Starting at the line that contains "Rebuild this chart" and stopping at the line that contains "ax2 = ax.twinx()", transcribe every line of the material below exactly; pictures stay out.
____ Listed entries
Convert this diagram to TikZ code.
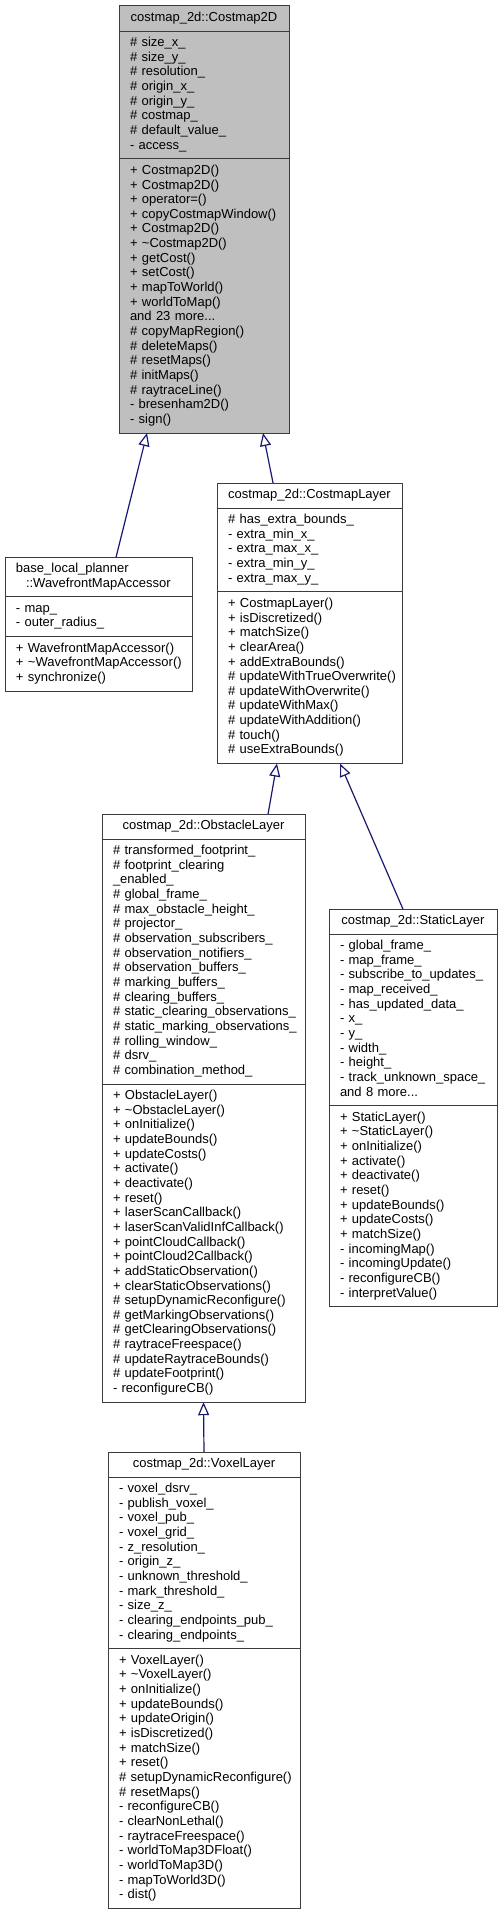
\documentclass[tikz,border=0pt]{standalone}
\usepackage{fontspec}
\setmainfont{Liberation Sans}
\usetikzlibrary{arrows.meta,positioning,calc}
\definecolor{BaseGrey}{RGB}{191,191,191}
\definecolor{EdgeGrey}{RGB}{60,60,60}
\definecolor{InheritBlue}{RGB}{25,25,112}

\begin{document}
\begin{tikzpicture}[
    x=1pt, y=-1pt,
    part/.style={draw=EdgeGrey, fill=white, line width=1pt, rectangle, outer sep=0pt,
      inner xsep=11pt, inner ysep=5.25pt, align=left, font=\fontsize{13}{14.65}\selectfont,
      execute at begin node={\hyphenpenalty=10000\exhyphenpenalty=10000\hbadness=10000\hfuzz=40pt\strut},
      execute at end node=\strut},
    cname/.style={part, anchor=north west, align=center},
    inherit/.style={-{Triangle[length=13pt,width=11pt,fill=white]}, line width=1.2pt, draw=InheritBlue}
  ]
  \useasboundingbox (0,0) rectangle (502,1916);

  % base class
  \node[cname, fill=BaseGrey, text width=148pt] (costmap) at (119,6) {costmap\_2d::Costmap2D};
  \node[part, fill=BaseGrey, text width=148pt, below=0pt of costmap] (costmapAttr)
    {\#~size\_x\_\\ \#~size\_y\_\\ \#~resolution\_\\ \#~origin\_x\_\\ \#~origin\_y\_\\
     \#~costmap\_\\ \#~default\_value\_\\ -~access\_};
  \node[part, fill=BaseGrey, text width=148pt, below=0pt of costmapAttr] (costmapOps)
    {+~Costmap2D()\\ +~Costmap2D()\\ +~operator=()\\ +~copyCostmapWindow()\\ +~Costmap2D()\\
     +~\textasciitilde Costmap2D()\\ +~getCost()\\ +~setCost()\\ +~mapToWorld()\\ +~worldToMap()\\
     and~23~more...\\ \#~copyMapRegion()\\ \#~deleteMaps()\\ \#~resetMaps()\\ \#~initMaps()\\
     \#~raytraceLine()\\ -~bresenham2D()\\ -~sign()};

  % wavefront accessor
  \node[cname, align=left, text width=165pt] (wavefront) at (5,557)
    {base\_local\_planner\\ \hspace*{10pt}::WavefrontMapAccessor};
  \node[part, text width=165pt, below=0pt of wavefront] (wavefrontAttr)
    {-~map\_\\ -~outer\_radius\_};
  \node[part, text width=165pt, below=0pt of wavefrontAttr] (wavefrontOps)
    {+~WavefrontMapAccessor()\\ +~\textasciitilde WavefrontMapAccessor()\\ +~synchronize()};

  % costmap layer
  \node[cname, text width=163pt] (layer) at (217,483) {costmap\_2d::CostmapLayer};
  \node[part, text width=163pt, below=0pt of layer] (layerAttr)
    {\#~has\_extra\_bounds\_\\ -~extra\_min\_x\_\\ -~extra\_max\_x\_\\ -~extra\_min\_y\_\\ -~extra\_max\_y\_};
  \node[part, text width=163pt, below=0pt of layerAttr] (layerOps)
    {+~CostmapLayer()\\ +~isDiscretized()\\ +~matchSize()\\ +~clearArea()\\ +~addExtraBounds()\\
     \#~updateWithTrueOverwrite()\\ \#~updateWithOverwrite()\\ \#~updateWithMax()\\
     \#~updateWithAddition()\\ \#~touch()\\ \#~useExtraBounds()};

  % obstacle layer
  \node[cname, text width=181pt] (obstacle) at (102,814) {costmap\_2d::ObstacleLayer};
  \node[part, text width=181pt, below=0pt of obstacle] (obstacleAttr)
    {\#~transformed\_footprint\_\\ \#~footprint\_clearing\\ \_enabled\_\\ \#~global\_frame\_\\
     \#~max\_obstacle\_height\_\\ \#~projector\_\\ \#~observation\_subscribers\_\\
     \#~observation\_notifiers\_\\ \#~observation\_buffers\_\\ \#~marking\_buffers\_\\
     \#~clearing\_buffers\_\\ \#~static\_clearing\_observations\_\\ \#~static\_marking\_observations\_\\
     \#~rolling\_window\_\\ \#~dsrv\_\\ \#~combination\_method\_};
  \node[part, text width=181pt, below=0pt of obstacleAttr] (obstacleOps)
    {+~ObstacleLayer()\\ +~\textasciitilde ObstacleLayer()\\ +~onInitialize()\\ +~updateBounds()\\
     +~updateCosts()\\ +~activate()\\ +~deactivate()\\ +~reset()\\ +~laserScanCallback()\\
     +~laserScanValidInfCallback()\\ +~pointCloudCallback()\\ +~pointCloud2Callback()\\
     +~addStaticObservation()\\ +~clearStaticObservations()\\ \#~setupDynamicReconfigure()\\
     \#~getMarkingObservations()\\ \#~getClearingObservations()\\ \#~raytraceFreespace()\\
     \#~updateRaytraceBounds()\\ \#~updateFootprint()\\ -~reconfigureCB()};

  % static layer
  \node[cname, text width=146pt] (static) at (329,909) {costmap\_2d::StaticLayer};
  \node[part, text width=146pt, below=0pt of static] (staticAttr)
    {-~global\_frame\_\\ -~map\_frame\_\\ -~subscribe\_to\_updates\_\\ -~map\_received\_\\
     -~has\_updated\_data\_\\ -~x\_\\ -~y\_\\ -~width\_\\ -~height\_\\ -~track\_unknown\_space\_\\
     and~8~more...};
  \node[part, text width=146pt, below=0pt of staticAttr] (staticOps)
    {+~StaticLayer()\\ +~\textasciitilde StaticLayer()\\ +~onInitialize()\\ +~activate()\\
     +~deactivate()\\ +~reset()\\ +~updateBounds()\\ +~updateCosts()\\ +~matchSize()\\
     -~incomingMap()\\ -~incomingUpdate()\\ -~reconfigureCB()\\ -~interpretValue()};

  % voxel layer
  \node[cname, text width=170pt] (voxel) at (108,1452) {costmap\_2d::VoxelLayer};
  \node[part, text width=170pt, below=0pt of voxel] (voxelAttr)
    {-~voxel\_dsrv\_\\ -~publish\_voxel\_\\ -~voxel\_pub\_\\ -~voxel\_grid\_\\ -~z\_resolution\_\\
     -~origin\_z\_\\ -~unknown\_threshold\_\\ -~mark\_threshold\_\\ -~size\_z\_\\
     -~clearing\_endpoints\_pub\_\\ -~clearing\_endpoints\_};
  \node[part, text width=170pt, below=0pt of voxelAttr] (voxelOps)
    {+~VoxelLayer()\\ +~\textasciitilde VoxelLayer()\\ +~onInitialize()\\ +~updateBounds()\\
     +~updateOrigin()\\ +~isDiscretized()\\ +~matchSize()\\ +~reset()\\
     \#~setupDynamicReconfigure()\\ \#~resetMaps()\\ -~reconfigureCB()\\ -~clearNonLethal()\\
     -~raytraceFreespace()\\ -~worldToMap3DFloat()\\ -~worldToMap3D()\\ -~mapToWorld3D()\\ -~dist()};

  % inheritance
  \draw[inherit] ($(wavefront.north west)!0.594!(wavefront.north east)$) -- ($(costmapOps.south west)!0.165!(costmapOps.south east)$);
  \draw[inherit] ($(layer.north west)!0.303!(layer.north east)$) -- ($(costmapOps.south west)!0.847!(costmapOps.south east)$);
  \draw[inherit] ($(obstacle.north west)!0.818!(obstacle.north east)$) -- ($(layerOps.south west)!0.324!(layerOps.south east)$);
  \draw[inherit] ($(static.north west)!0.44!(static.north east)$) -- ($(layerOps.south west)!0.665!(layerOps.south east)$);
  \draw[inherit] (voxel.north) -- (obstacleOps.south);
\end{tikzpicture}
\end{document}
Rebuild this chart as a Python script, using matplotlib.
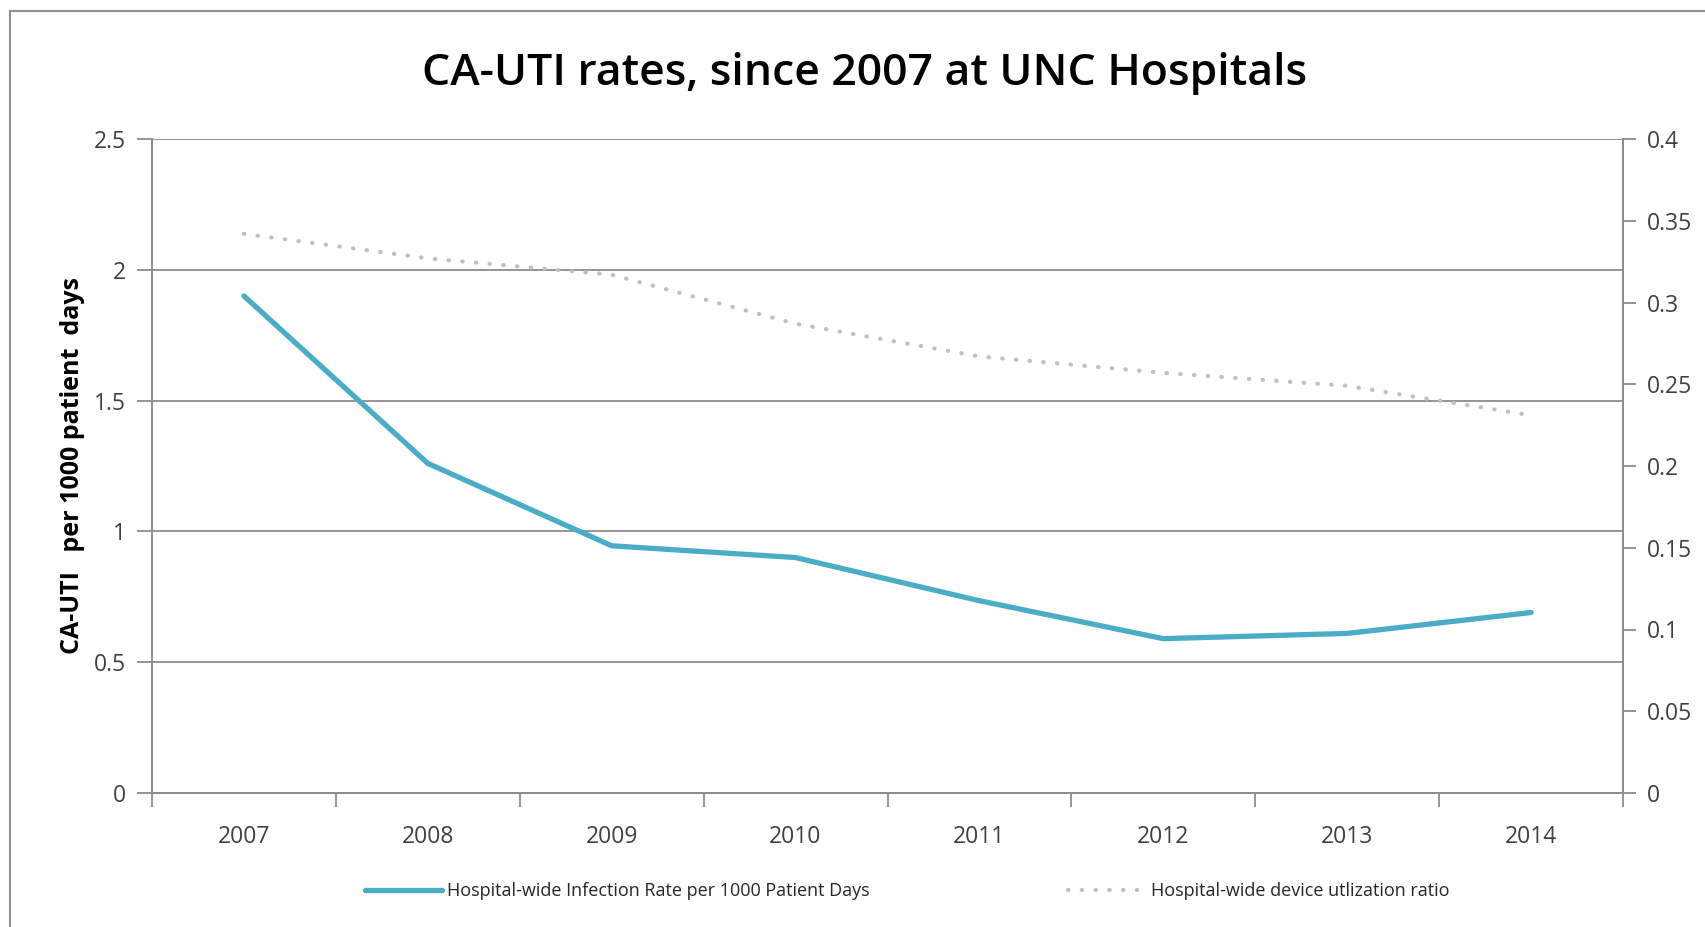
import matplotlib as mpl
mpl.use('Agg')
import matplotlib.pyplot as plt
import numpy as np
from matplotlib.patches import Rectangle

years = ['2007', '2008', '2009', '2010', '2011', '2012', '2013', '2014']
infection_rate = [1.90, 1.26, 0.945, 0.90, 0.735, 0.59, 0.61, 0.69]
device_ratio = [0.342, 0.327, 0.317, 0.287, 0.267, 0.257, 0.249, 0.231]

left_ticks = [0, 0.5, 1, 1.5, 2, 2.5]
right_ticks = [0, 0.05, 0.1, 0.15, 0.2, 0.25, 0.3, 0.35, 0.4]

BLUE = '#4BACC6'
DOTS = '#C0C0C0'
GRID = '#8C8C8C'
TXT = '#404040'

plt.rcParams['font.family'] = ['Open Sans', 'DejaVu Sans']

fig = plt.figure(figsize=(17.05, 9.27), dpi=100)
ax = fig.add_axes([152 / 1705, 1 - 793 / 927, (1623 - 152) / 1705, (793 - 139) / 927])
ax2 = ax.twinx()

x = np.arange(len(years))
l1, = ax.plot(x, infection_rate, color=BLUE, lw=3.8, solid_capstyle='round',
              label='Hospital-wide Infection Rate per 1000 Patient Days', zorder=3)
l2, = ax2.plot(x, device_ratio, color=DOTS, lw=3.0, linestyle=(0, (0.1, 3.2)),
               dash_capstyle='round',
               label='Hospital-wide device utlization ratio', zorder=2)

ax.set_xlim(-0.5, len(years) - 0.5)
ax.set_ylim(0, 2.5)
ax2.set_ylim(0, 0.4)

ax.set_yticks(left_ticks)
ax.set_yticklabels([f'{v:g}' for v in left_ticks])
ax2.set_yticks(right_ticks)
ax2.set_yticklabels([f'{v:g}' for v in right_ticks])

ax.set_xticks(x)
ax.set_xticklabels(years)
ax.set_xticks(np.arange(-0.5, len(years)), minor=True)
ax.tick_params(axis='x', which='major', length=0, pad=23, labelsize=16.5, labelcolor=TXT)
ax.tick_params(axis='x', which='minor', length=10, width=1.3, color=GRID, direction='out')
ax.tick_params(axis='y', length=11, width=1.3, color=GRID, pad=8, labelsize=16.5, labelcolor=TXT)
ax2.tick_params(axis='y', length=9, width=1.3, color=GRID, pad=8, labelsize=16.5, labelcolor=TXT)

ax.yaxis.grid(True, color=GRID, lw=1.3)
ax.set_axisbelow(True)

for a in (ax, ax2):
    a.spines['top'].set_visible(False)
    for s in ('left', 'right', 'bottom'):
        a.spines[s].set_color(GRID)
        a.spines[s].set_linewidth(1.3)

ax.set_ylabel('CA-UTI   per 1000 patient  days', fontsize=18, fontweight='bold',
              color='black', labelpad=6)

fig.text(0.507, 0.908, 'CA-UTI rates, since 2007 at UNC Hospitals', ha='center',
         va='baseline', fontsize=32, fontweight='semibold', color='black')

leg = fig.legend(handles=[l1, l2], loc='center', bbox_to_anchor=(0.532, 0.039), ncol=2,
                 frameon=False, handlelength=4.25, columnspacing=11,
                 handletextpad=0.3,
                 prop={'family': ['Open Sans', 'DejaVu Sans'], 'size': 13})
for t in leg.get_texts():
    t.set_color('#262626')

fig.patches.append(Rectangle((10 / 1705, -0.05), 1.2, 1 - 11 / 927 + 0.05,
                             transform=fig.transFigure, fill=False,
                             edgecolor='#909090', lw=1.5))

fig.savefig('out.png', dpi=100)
________
**Written response:**
Rebuild this chart as a Python script, using matplotlib.
import matplotlib as mpl
mpl.use('Agg')
import matplotlib.pyplot as plt
import numpy as np
from matplotlib.patches import Rectangle

years = ['2007', '2008', '2009', '2010', '2011', '2012', '2013', '2014']
infection_rate = [1.90, 1.26, 0.945, 0.90, 0.735, 0.59, 0.61, 0.69]
device_ratio = [0.342, 0.327, 0.317, 0.287, 0.267, 0.257, 0.249, 0.231]

left_ticks = [0, 0.5, 1, 1.5, 2, 2.5]
right_ticks = [0, 0.05, 0.1, 0.15, 0.2, 0.25, 0.3, 0.35, 0.4]

BLUE = '#4BACC6'
DOTS = '#C0C0C0'
GRID = '#8C8C8C'
TXT = '#404040'

plt.rcParams['font.family'] = ['Open Sans', 'DejaVu Sans']

fig = plt.figure(figsize=(17.05, 9.27), dpi=100)
ax = fig.add_axes([152 / 1705, 1 - 793 / 927, (1623 - 152) / 1705, (793 - 139) / 927])
ax2 = ax.twinx()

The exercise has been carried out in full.